What is needed:
Retype, please, the listing from its opening line through the line that contains "1.25, 0.34, 0.08]", both included, without the pictures.

Dataset content:
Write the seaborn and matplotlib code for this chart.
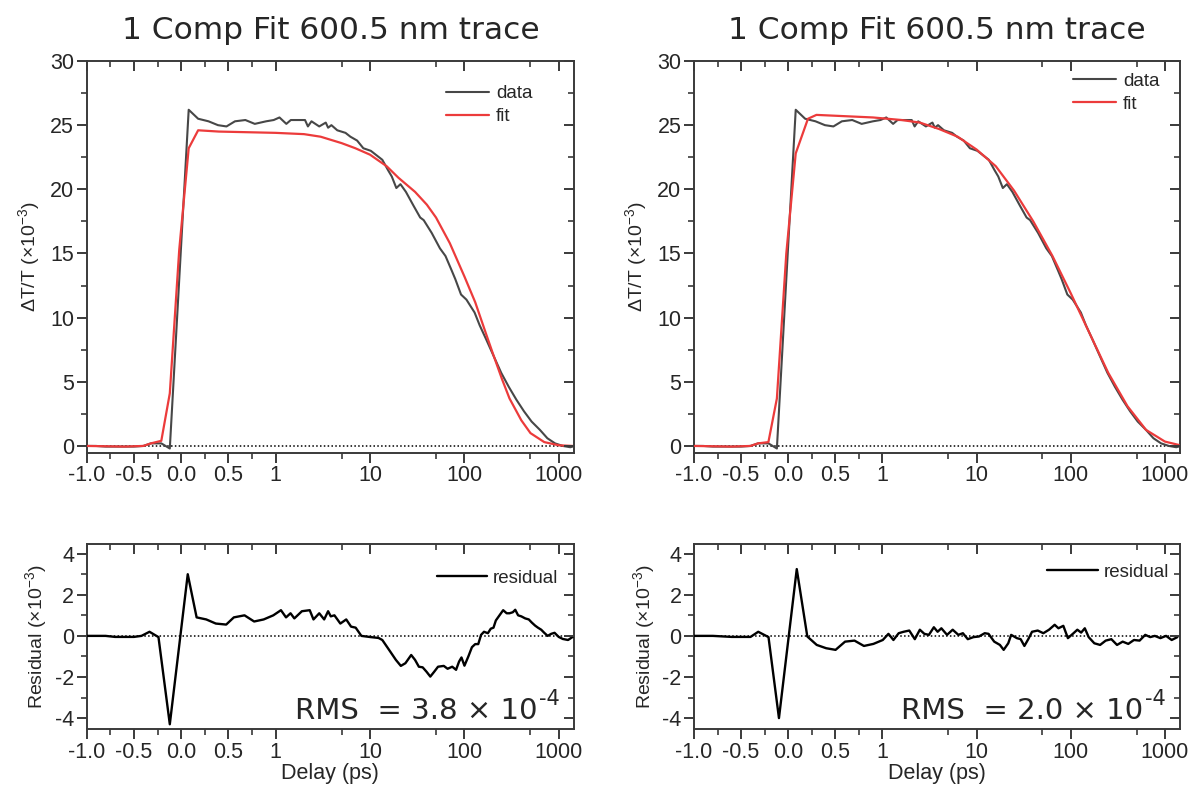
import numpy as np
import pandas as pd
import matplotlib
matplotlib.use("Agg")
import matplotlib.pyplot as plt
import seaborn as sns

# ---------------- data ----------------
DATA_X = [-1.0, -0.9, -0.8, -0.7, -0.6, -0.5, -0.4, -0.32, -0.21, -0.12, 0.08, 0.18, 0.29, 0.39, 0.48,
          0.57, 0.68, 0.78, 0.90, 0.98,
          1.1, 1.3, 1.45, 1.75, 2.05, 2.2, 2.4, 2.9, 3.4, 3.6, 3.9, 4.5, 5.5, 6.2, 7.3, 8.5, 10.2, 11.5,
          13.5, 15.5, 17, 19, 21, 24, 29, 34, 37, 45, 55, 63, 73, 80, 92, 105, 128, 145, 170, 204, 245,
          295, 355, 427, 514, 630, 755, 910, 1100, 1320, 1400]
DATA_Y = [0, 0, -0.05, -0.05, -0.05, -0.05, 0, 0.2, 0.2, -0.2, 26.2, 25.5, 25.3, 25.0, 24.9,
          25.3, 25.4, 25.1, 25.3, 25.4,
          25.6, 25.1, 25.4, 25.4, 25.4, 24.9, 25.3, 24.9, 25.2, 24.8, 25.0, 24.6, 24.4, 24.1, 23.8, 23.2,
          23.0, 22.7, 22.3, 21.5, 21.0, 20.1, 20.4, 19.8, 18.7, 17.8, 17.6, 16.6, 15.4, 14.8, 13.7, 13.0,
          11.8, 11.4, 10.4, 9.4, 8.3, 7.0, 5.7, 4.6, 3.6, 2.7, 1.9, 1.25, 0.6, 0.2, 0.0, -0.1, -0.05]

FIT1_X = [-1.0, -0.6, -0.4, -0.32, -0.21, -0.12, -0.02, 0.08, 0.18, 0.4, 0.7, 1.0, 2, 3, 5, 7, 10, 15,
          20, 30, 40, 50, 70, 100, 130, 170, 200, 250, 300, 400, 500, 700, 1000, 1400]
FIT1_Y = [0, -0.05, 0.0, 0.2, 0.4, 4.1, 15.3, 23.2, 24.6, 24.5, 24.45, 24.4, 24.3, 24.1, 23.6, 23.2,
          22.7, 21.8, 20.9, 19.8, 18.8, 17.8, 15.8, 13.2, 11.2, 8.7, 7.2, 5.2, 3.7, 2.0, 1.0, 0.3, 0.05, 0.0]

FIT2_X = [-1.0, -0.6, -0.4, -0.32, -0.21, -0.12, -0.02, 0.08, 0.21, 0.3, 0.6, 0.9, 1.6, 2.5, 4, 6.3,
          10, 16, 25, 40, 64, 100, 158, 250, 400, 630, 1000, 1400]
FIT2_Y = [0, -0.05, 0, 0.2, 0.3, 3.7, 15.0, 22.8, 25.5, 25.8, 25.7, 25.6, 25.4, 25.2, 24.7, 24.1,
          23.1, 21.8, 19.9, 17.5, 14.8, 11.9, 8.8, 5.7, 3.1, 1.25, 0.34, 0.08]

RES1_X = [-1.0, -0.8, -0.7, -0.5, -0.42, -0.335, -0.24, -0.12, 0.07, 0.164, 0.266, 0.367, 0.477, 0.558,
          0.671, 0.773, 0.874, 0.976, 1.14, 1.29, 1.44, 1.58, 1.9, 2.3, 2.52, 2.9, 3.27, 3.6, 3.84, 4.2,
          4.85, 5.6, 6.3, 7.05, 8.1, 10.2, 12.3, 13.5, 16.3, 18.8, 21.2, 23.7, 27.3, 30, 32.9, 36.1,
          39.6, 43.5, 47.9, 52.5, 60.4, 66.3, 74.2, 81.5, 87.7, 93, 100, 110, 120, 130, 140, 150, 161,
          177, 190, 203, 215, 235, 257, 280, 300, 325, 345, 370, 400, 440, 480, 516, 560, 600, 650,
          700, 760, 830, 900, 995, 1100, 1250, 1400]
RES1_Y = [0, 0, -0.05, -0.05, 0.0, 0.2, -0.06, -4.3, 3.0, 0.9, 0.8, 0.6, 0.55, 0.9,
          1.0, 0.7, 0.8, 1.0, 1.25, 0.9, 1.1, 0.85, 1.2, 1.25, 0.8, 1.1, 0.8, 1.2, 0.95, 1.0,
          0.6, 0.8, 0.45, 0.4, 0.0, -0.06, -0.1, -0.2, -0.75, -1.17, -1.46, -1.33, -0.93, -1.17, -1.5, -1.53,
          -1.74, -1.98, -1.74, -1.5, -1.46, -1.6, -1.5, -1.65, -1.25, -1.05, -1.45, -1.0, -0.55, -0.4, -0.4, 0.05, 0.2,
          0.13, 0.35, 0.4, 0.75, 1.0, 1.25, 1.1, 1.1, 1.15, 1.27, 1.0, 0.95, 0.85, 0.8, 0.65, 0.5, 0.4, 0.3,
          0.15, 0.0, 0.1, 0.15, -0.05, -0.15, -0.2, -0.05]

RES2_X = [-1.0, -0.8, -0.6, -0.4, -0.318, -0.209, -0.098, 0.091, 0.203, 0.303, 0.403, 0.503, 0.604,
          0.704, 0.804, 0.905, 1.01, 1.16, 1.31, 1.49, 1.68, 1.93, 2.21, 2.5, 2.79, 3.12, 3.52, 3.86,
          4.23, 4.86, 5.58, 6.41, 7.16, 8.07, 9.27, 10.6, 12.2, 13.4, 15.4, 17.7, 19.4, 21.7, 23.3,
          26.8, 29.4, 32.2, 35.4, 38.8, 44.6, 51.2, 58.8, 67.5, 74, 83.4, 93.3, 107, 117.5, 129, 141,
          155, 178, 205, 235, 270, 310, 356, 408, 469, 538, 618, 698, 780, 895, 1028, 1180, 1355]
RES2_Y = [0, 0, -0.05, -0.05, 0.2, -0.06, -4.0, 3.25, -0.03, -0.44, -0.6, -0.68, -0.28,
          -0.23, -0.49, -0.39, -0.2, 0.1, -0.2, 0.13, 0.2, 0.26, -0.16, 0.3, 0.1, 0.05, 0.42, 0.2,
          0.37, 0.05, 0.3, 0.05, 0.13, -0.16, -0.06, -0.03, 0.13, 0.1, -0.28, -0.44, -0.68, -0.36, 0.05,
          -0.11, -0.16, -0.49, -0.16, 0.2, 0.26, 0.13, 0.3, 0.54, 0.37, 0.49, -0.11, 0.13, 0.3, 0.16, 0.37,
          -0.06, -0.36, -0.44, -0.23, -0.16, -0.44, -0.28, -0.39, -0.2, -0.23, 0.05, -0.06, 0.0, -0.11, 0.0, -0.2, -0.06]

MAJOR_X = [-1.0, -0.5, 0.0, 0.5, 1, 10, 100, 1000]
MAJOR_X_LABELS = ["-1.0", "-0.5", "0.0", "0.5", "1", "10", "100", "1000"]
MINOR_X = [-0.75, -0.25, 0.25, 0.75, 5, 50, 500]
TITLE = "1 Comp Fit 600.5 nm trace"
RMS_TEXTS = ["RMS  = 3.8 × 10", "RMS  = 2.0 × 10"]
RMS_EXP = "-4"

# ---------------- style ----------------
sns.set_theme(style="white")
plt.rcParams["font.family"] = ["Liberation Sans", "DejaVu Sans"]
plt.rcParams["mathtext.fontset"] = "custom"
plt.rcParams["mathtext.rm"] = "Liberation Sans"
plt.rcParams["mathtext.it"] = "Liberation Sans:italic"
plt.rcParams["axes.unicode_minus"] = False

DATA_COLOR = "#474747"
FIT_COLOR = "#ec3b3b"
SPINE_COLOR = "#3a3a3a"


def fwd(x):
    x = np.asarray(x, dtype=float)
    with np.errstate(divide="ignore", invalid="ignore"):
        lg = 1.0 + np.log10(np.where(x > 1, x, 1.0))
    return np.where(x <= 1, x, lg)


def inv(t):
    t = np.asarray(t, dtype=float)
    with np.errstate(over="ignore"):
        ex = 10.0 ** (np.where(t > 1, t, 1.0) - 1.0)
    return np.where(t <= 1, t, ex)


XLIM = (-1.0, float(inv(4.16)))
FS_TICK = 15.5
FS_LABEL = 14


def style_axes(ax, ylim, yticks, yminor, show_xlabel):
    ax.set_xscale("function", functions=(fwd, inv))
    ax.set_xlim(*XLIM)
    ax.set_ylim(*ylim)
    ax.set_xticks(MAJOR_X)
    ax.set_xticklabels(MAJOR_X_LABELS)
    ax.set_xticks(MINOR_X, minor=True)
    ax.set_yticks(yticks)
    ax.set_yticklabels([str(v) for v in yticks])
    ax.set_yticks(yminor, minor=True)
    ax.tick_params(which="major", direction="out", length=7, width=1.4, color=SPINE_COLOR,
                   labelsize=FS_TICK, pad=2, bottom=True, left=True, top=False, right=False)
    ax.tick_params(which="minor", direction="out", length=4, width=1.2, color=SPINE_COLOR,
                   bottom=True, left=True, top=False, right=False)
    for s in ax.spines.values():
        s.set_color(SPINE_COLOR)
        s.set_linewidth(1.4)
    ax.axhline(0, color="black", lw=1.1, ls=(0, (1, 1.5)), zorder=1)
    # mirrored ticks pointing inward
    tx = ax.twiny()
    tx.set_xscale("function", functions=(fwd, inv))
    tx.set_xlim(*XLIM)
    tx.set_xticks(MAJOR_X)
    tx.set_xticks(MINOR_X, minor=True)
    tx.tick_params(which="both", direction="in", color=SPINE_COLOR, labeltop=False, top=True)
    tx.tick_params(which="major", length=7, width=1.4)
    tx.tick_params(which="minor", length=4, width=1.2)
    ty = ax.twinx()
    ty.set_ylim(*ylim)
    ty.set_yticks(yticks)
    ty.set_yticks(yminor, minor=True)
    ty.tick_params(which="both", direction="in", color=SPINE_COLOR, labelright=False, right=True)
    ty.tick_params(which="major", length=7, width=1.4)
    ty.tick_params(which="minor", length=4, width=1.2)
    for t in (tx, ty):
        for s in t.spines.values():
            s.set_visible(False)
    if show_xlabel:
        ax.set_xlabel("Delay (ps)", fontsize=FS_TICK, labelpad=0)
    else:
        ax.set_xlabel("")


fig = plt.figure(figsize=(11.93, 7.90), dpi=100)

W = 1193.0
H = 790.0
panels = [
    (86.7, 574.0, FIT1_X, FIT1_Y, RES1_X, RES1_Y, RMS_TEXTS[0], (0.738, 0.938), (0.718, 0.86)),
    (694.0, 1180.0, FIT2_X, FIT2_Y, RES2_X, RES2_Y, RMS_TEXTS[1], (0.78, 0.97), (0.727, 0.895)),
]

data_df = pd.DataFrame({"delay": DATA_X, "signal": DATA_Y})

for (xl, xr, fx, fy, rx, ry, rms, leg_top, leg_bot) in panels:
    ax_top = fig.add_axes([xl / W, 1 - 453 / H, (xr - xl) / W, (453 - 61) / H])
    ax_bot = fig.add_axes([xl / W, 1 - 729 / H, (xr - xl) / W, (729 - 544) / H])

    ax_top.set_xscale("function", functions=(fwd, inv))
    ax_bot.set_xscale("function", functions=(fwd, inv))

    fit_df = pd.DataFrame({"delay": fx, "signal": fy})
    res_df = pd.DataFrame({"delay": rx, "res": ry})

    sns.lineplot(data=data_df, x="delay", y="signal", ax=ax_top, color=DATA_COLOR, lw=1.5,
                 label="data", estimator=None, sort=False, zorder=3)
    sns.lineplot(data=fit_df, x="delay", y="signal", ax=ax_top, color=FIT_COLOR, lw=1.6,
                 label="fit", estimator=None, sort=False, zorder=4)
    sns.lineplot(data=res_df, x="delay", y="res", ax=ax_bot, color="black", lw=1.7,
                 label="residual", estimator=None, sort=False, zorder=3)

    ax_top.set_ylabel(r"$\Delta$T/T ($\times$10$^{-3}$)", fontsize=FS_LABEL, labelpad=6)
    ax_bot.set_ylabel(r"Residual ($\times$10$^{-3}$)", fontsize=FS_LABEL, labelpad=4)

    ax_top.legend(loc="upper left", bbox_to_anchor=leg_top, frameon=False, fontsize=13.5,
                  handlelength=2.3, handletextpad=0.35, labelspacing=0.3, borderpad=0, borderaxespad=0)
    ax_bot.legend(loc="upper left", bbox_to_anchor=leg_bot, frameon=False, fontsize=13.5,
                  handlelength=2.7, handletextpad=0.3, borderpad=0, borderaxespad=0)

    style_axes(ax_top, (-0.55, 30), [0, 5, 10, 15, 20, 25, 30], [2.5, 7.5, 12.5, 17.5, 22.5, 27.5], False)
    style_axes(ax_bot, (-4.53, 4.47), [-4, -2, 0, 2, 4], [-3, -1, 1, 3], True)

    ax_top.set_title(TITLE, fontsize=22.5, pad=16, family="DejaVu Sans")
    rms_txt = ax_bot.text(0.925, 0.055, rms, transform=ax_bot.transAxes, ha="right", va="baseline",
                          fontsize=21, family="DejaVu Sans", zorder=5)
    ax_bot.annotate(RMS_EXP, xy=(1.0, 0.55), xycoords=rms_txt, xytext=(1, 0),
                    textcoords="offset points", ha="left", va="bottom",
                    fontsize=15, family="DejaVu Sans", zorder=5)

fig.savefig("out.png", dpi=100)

Complete response:
Write the seaborn and matplotlib code for this chart.
import numpy as np
import pandas as pd
import matplotlib
matplotlib.use("Agg")
import matplotlib.pyplot as plt
import seaborn as sns

# ---------------- data ----------------
DATA_X = [-1.0, -0.9, -0.8, -0.7, -0.6, -0.5, -0.4, -0.32, -0.21, -0.12, 0.08, 0.18, 0.29, 0.39, 0.48,
          0.57, 0.68, 0.78, 0.90, 0.98,
          1.1, 1.3, 1.45, 1.75, 2.05, 2.2, 2.4, 2.9, 3.4, 3.6, 3.9, 4.5, 5.5, 6.2, 7.3, 8.5, 10.2, 11.5,
          13.5, 15.5, 17, 19, 21, 24, 29, 34, 37, 45, 55, 63, 73, 80, 92, 105, 128, 145, 170, 204, 245,
          295, 355, 427, 514, 630, 755, 910, 1100, 1320, 1400]
DATA_Y = [0, 0, -0.05, -0.05, -0.05, -0.05, 0, 0.2, 0.2, -0.2, 26.2, 25.5, 25.3, 25.0, 24.9,
          25.3, 25.4, 25.1, 25.3, 25.4,
          25.6, 25.1, 25.4, 25.4, 25.4, 24.9, 25.3, 24.9, 25.2, 24.8, 25.0, 24.6, 24.4, 24.1, 23.8, 23.2,
          23.0, 22.7, 22.3, 21.5, 21.0, 20.1, 20.4, 19.8, 18.7, 17.8, 17.6, 16.6, 15.4, 14.8, 13.7, 13.0,
          11.8, 11.4, 10.4, 9.4, 8.3, 7.0, 5.7, 4.6, 3.6, 2.7, 1.9, 1.25, 0.6, 0.2, 0.0, -0.1, -0.05]

FIT1_X = [-1.0, -0.6, -0.4, -0.32, -0.21, -0.12, -0.02, 0.08, 0.18, 0.4, 0.7, 1.0, 2, 3, 5, 7, 10, 15,
          20, 30, 40, 50, 70, 100, 130, 170, 200, 250, 300, 400, 500, 700, 1000, 1400]
FIT1_Y = [0, -0.05, 0.0, 0.2, 0.4, 4.1, 15.3, 23.2, 24.6, 24.5, 24.45, 24.4, 24.3, 24.1, 23.6, 23.2,
          22.7, 21.8, 20.9, 19.8, 18.8, 17.8, 15.8, 13.2, 11.2, 8.7, 7.2, 5.2, 3.7, 2.0, 1.0, 0.3, 0.05, 0.0]

FIT2_X = [-1.0, -0.6, -0.4, -0.32, -0.21, -0.12, -0.02, 0.08, 0.21, 0.3, 0.6, 0.9, 1.6, 2.5, 4, 6.3,
          10, 16, 25, 40, 64, 100, 158, 250, 400, 630, 1000, 1400]
FIT2_Y = [0, -0.05, 0, 0.2, 0.3, 3.7, 15.0, 22.8, 25.5, 25.8, 25.7, 25.6, 25.4, 25.2, 24.7, 24.1,
          23.1, 21.8, 19.9, 17.5, 14.8, 11.9, 8.8, 5.7, 3.1, 1.25, 0.34, 0.08]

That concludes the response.